Ein Bauer hält einige Körner Winterweizen in der Hand.

dpa/Julian Stratenschulte

Einsatz kann stark eingeschränkt werden

Das Totalverbot ist aber schon rein rechtlich nicht möglich: Ein „nationaler Alleingang“ wäre nur unter zwei Bedingungen durchführbar. Es müssten neue wissenschaftliche Erkenntnisse vorgelegt werden, die bei der EU-weiten Zulassung von Glyphosat 2017 nicht bekannt waren. Oder es müssten spezielle Probleme etwa für Umwelt oder Gesundheit nachgewiesen werden, die es nur in Österreich, aber in keinem anderen EU-Staat, gibt.

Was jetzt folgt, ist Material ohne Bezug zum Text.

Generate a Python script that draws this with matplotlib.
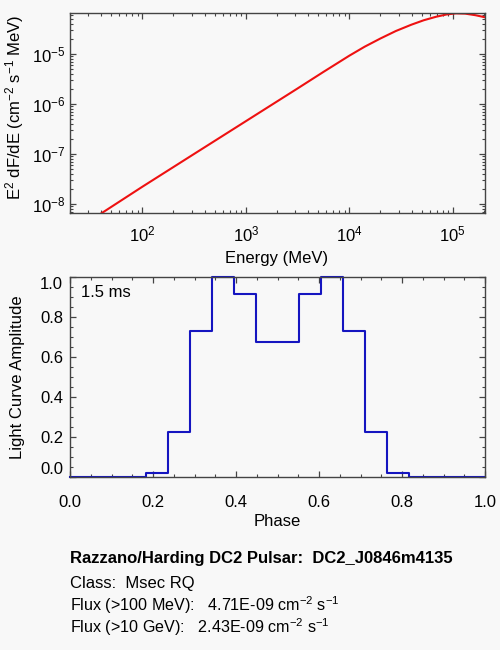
import numpy as np
import matplotlib
matplotlib.use('Agg')
import matplotlib.pyplot as plt
from matplotlib.ticker import LogLocator, MultipleLocator, NullFormatter

plt.rcParams['font.family'] = ['Liberation Sans', 'DejaVu Sans']
plt.rcParams['mathtext.fontset'] = 'custom'
plt.rcParams['mathtext.rm'] = 'Liberation Sans'
plt.rcParams['mathtext.it'] = 'Liberation Sans'
plt.rcParams['font.size'] = 12

# spectrum (E in MeV, E^2 dF/dE)
energy = [40, 100, 316, 1000, 3160, 5620, 10000, 14100, 20000, 28200, 39800,
          52500, 69200, 87100, 107000, 132000, 166000, 209000]
e2dfde = [6.46e-9, 2.21e-8, 1.0e-7, 4.52e-7, 2.04e-6, 4.37e-6, 9.23e-6,
          1.40e-5, 2.04e-5, 2.88e-5, 3.85e-5, 4.73e-5, 5.56e-5, 6.17e-5,
          6.49e-5, 6.41e-5, 5.96e-5, 5.37e-5]

# light curve, 20 phase points (drawn as histogram steps)
phase = np.linspace(0.0, 1.0, 20)
amplitude = [0.0, 0.0, 0.0, 0.0, 0.022, 0.228, 0.732, 1.0, 0.918, 0.678,
             0.678, 0.918, 1.0, 0.732, 0.228, 0.022, 0.0, 0.0, 0.0, 0.0]

title = 'Razzano/Harding DC2 Pulsar:  DC2_J0846m4135'
info_lines = ['Class:  Msec RQ',
              'Flux (>100 MeV):   4.71E-09 cm$^{-2}$ s$^{-1}$',
              'Flux (>10 GeV):   2.43E-09 cm$^{-2}$ s$^{-1}$']

bg = '#f8f8f8'
frame = '#444444'

fig = plt.figure(figsize=(5, 6.5), dpi=100, facecolor=bg)
H = 650.0

def style(ax):
    ax.set_facecolor(bg)
    for s in ax.spines.values():
        s.set_color(frame)
        s.set_linewidth(1.0)
    ax.tick_params(which='both', direction='in', top=True, right=True,
                   colors=frame, labelcolor='black', labelsize=12)
    ax.tick_params(which='major', length=4.5, width=0.9)
    ax.tick_params(which='minor', length=2.3, width=0.8)

# top panel: spectrum
ax1 = fig.add_axes([70 / 500, 1 - 213 / H, 415 / 500, 200 / H])
style(ax1)
ax1.plot(energy, e2dfde, color='#ee1111', lw=1.5)
ax1.set_xscale('log')
ax1.set_yscale('log')
ax1.set_xlim(20, 2.05e5)
ax1.set_ylim(6.6e-9, 6.6e-5)
ax1.xaxis.set_major_locator(LogLocator(base=10, numticks=10))
ax1.xaxis.set_minor_locator(LogLocator(base=10, subs=np.arange(2, 10), numticks=20))
ax1.yaxis.set_minor_locator(LogLocator(base=10, subs=np.arange(2, 10), numticks=20))
ax1.xaxis.set_minor_formatter(NullFormatter())
ax1.yaxis.set_minor_formatter(NullFormatter())
ax1.tick_params(axis='x', which='major', pad=8)
ax1.tick_params(axis='y', which='major', pad=3.5)
fig.text(15 / 500, 1 - 107 / H, 'E$^2$ dF/dE (cm$^{-2}$ s$^{-1}$ MeV)',
         rotation=90, ha='center', va='center')
fig.text(277 / 500, 1 - 258 / H, 'Energy (MeV)', ha='center', va='center')

# bottom panel: light curve
ax2 = fig.add_axes([70 / 500, 1 - 477.3 / H, 415 / 500, 200 / H])
style(ax2)
ax2.plot(phase, amplitude, drawstyle='steps-mid', color='#1515c0', lw=1.5,
         clip_on=False)
ax2.set_xlim(0, 1)
ax2.set_ylim(0, 1)
ax2.set_xticks(np.arange(0, 1.01, 0.2))
ax2.set_yticks(np.arange(0, 1.01, 0.2))
ax2.xaxis.set_minor_locator(MultipleLocator(0.05))
ax2.yaxis.set_minor_locator(MultipleLocator(0.05))
ax2.xaxis.set_major_formatter(plt.FormatStrFormatter('%.1f'))
ax2.yaxis.set_major_formatter(plt.FormatStrFormatter('%.1f'))
ax2.tick_params(axis='x', which='major', pad=12.5)
ax2.tick_params(axis='y', which='major', pad=5)
yt = ax2.yaxis.get_major_ticks()
yt[0].label1.set_va('bottom')
yt[-1].label1.set_va('top')
ax2.text(0.026, 0.96, '1.5 ms', transform=ax2.transAxes, ha='left',
         va='top')
fig.text(18 / 500, 1 - 377 / H, 'Light Curve Amplitude', rotation=90,
         ha='center', va='center')
fig.text(277 / 500, 1 - 522 / H, 'Phase', ha='center', va='center')

# text block under the plots (baselines)
fig.text(70 / 500, 1 - 563.3 / H, title, ha='left', va='baseline',
         fontweight='bold')
fig.text(70 / 500, 1 - 587.7 / H, info_lines[0], ha='left', va='baseline')
fig.text(70 / 500, 1 - 611.5 / H, info_lines[1], ha='left', va='baseline',
         fontsize=11.6)
fig.text(70 / 500, 1 - 633.5 / H, info_lines[2], ha='left', va='baseline',
         fontsize=11.6)

fig.savefig('out.png', dpi=100, facecolor=bg)
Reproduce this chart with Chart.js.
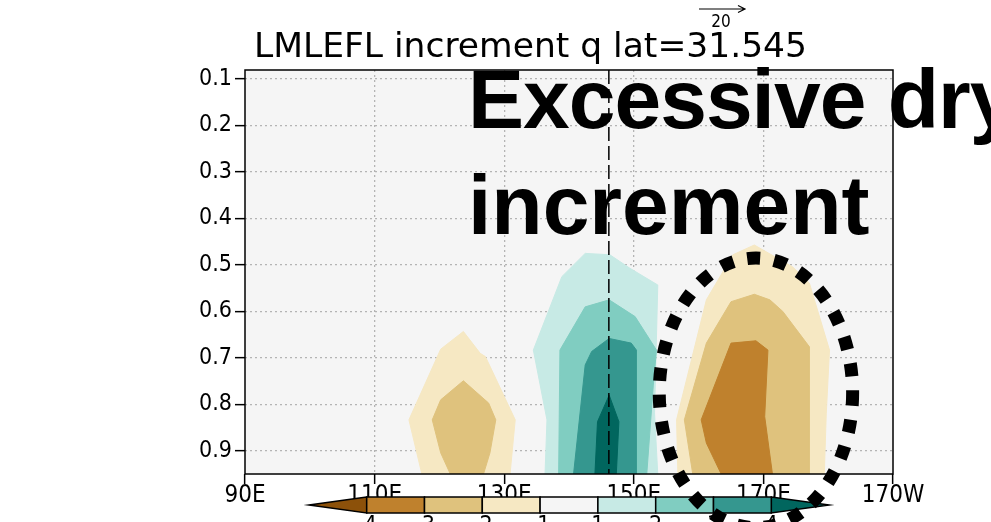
<!DOCTYPE html>
<html>
<head>
<meta charset="utf-8">
<script src="https://cdn.jsdelivr.net/npm/chart.js@4.4.1/dist/chart.umd.min.js"></script>
<style>
  html, body { margin: 0; padding: 0; background: #fff; }
  #wrap { width: 991px; height: 522px; }
</style>
</head>
<body>
<div id="wrap"><canvas id="chart" width="991" height="522"></canvas></div>
<script>
// Eixos
const xTicks = [90, 110, 130, 150, 170, 190];
const xTickLabels = ['90E', '110E', '130E', '150E', '170E', '170W'];
const yTicks = [0.1, 0.2, 0.3, 0.4, 0.5, 0.6, 0.7, 0.8, 0.9];
const xRange = [90, 190];
const yRange = [0.0806, 0.9495];

// Niveis do colorbar (BrBG)
const levels = [-4, -3, -2, -1, 1, 2, 3, 4];
const levelColors = ['#8c510a', '#bf812d', '#dfc27d', '#f6e8c3', '#f5f5f5', '#c7eae5', '#80cdc1', '#35978f', '#01665e'];

// Contornos preenchidos [lon, sigma]
const westDry21 = [[123.7, 0.643], [120.2, 0.681], [115.3, 0.833], [117.3, 0.95], [130.9, 0.95], [131.7, 0.833], [127.1, 0.697], [126.3, 0.690]];
const westDry32 = [[123.7, 0.749], [120.2, 0.790], [118.9, 0.833], [120.2, 0.904], [121.7, 0.95], [126.8, 0.95], [127.8, 0.904], [128.7, 0.833], [127.6, 0.797]];

const midWet12 = [[142.5, 0.475], [138.9, 0.525], [134.5, 0.683], [136.6, 0.833], [136.3, 0.95], [153.7, 0.95], [153.2, 0.818], [153.7, 0.543], [149.4, 0.507], [146.3, 0.478]];
const midWet23 = [[146.2, 0.575], [142.5, 0.590], [138.6, 0.683], [138.4, 0.95], [152.0, 0.95], [153.0, 0.76], [153.5, 0.683], [150.2, 0.611]];
const midWet34 = [[146.2, 0.658], [143.5, 0.686], [142.5, 0.715], [140.7, 0.95], [150.4, 0.95], [150.4, 0.683], [149.6, 0.668]];
const midWet4 = [[146.2, 0.780], [144.4, 0.837], [144.0, 0.95], [147.3, 0.95], [147.7, 0.837]];

const eastDry21 = [[168.6, 0.457], [165.3, 0.478], [161.2, 0.575], [156.6, 0.833], [156.8, 0.95], [179.4, 0.95], [179.7, 0.82], [180.2, 0.683], [177.1, 0.539], [174.5, 0.504]];
const eastDry32 = [[168.6, 0.563], [165.0, 0.579], [161.2, 0.668], [157.8, 0.833], [159.1, 0.95], [177.1, 0.95], [177.1, 0.676], [173.0, 0.600], [171.0, 0.575]];
const eastDry43 = [[165.0, 0.668], [168.85, 0.663], [170.7, 0.683], [170.2, 0.826], [171.4, 0.95], [163.5, 0.95], [161.2, 0.883], [160.4, 0.833]];

// Secao (linha tracejada) e destaque
const sectionLon = 146.15;
const highlight = { lon: 168.85, sigma: 0.775, dLon: 14.92, dSigma: 0.29 };

const tickFont = "'DejaVu Sans Condensed', 'Liberation Sans', Arial, sans-serif";

function polygon(points, color, order) {
    const data = points.map(p => ({ x: p[0], y: p[1] }));
    data.push({ x: points[0][0], y: points[0][1] });
    return {
        data: data,
        showLine: true,
        fill: 'shape',
        backgroundColor: color,
        borderColor: color,
        borderWidth: 1,
        pointRadius: 0,
        tension: 0,
        order: order
    };
}

const datasets = [
    { data: [{ x: sectionLon, y: yRange[0] }, { x: sectionLon, y: yRange[1] }], showLine: true, fill: false,
      borderColor: '#000', borderWidth: 1.5, borderDash: [14, 5], pointRadius: 0, order: 0 },
    polygon(westDry21, levelColors[3], 9),
    polygon(westDry32, levelColors[2], 8),
    polygon(midWet12, levelColors[5], 9),
    polygon(midWet23, levelColors[6], 8),
    polygon(midWet34, levelColors[7], 7),
    polygon(midWet4, levelColors[8], 6),
    polygon(eastDry21, levelColors[3], 9),
    polygon(eastDry32, levelColors[2], 8),
    polygon(eastDry43, levelColors[1], 7)
];

function gridColor(ctx, edges) {
    if (ctx.tick && edges.indexOf(ctx.tick.value) >= 0) return 'rgba(0,0,0,0)';
    return '#b4b4b4';
}

const decor = {
    id: 'decor',
    beforeDraw(chart) {
        const a = chart.chartArea, c = chart.ctx;
        c.save();
        c.fillStyle = '#f5f5f5';
        c.fillRect(a.left, a.top, a.right - a.left, a.bottom - a.top);
        c.restore();
    },
    afterDraw(chart) {
        const a = chart.chartArea, c = chart.ctx;
        const xs = chart.scales.x, ys = chart.scales.y;
        c.save();

        // moldura
        c.strokeStyle = '#000';
        c.lineWidth = 1.5;
        c.setLineDash([]);
        c.strokeRect(a.left, a.top, a.right - a.left, a.bottom - a.top);

        // titulo
        const title = 'LMLEFL increment q lat=31.545';
        c.font = "33px " + tickFont;
        c.fillStyle = '#000';
        c.textBaseline = 'alphabetic';
        const tw = c.measureText(title).width;
        c.save();
        c.translate(254, 57);
        c.scale(553 / tw, 1);
        c.fillText(title, 0, 0);
        c.restore();

        // vetor de referencia
        c.lineWidth = 1.2;
        c.beginPath();
        c.moveTo(699, 9); c.lineTo(745, 9);
        c.moveTo(738, 5.5); c.lineTo(745, 9); c.lineTo(738, 12.5);
        c.stroke();
        c.font = "17px " + tickFont;
        c.textAlign = 'center';
        c.fillText('20', 721, 27);

        // colorbar
        const boxW = 57.8, n = levelColors.length - 2;
        const cx = (a.left + a.right) / 2;
        const x0 = cx - boxW * n / 2, y0 = 497, y1 = 513, ym = (y0 + y1) / 2;
        c.lineWidth = 1.5;
        c.strokeStyle = '#000';
        c.beginPath();
        c.moveTo(x0, y0); c.lineTo(x0 - boxW, ym); c.lineTo(x0, y1); c.closePath();
        c.fillStyle = levelColors[0]; c.fill(); c.stroke();
        const xe = x0 + boxW * n;
        c.beginPath();
        c.moveTo(xe, y0); c.lineTo(xe + boxW, ym); c.lineTo(xe, y1); c.closePath();
        c.fillStyle = levelColors[levelColors.length - 1]; c.fill(); c.stroke();
        for (let i = 0; i < n; i++) {
            c.fillStyle = levelColors[i + 1];
            c.fillRect(x0 + i * boxW, y0, boxW, y1 - y0);
            c.strokeRect(x0 + i * boxW, y0, boxW, y1 - y0);
        }
        c.fillStyle = '#000';
        c.font = "23px " + tickFont;
        c.textBaseline = 'top';
        levels.forEach((lv, i) => c.fillText(String(lv), x0 + i * boxW, 515));

        // texto grande
        c.textAlign = 'left';
        c.textBaseline = 'alphabetic';
        c.font = "bold 84px 'Liberation Sans', Arial, sans-serif";
        c.letterSpacing = '-1px';
        c.fillText('Excessive dry', 468, 128);
        c.letterSpacing = '0px';
        c.fillText('increment', 468, 234);

        // elipse pontilhada
        const ex = xs.getPixelForValue(highlight.lon);
        const ey = ys.getPixelForValue(highlight.sigma);
        const rx = xs.getPixelForValue(highlight.lon + highlight.dLon) - ex;
        const ry = ys.getPixelForValue(highlight.sigma + highlight.dSigma) - ey;
        c.lineWidth = 13;
        c.setLineDash([13, 14]);
        c.beginPath();
        c.ellipse(ex, ey, Math.abs(rx), Math.abs(ry), 0, 0, Math.PI * 2);
        c.stroke();
        c.restore();
    }
};

new Chart(document.getElementById('chart'), {
    type: 'scatter',
    data: { datasets: datasets },
    options: {
        responsive: false,
        animation: false,
        devicePixelRatio: 1,
        layout: { padding: { left: 0, top: 70, right: 98, bottom: 0 } },
        plugins: { legend: { display: false }, tooltip: { enabled: false } },
        scales: {
            x: {
                type: 'linear', min: xRange[0], max: xRange[1], z: 1,
                afterBuildTicks: s => { s.ticks = xTicks.map(v => ({ value: v })); },
                afterFit: s => { s.height = 48; },
                ticks: { callback: (v, i) => xTickLabels[i], color: '#000', padding: -3,
                         maxRotation: 0, autoSkip: false, font: { family: tickFont, size: 24 } },
                grid: { color: ctx => gridColor(ctx, [90, 190]), lineWidth: 1.3, tickColor: '#000',
                        tickWidth: 1.5, tickLength: 10, tickBorderDash: [] },
                border: { display: false, dash: [2, 3] }
            },
            y: {
                type: 'linear', reverse: true, min: yRange[0], max: yRange[1], z: 1,
                afterBuildTicks: s => { s.ticks = yTicks.map(v => ({ value: v })); },
                afterFit: s => { s.width = 245; },
                ticks: { callback: v => v.toFixed(1), color: '#000', padding: 3,
                         font: { family: tickFont, size: 23 } },
                grid: { color: '#b4b4b4', lineWidth: 1.3, tickColor: '#000',
                        tickWidth: 1.5, tickLength: 10, tickBorderDash: [] },
                border: { display: false, dash: [2, 3] }
            }
        }
    },
    plugins: [decor]
});
</script>
</body>
</html>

Die Machbarkeitsstudie räumt aber sehr wohl ein, dass der Einsatz von Glyphosat eingeschränkt werden kann. Zwar kann der Wirkstoff nicht verboten werden, aber der Einsatz einzelner Produkte - etwa bei der privaten Nutzung - eingeschränkt werden.

Dass die Studie just einen Tag vor der Abstimmung über ein Glyphosatverbot im Nationalrat vorgestellt wurde, war Steinkellner zufolge nicht geplant. Das Team habe ein Jahr lang „unter Hochdruck gearbeitet“, am Freitag habe der Direktor die Studie frei gegeben. Danach wollte man die Ergebnisse „schnellst möglichst“ kommunizieren.

Greenpeace: Verbotsantrag ist „rechtskonform“

Greenpeace bekräftigt derweil ihre Forderung nach einem vollständigen Glyphosat-Verbot in Österreich. Die Veröffentlichung der Machbarkeitsstudie einen Tag vor der entscheidenden Abstimmung sei ein „durchschaubares politisches Manöver“. Die Europäische Kommission habe nationale Verbote mehrfach zugesichert. Die Umweltschutzorganisation fordert von den Parteien im Parlament, am Dienstag für ein vollständiges Verbot zu stimmen.

Dies sei rechtskonform; der Antrag sehe die Möglichkeit eines Einspruchs der Europäischen Kommission im Rahmen der sogenannten “Notifizierung” vor. Demnach würde das vollständige Verbot in Österreich erst nach offizieller Zustimmung der Europäischen Kommission in Kraft treten.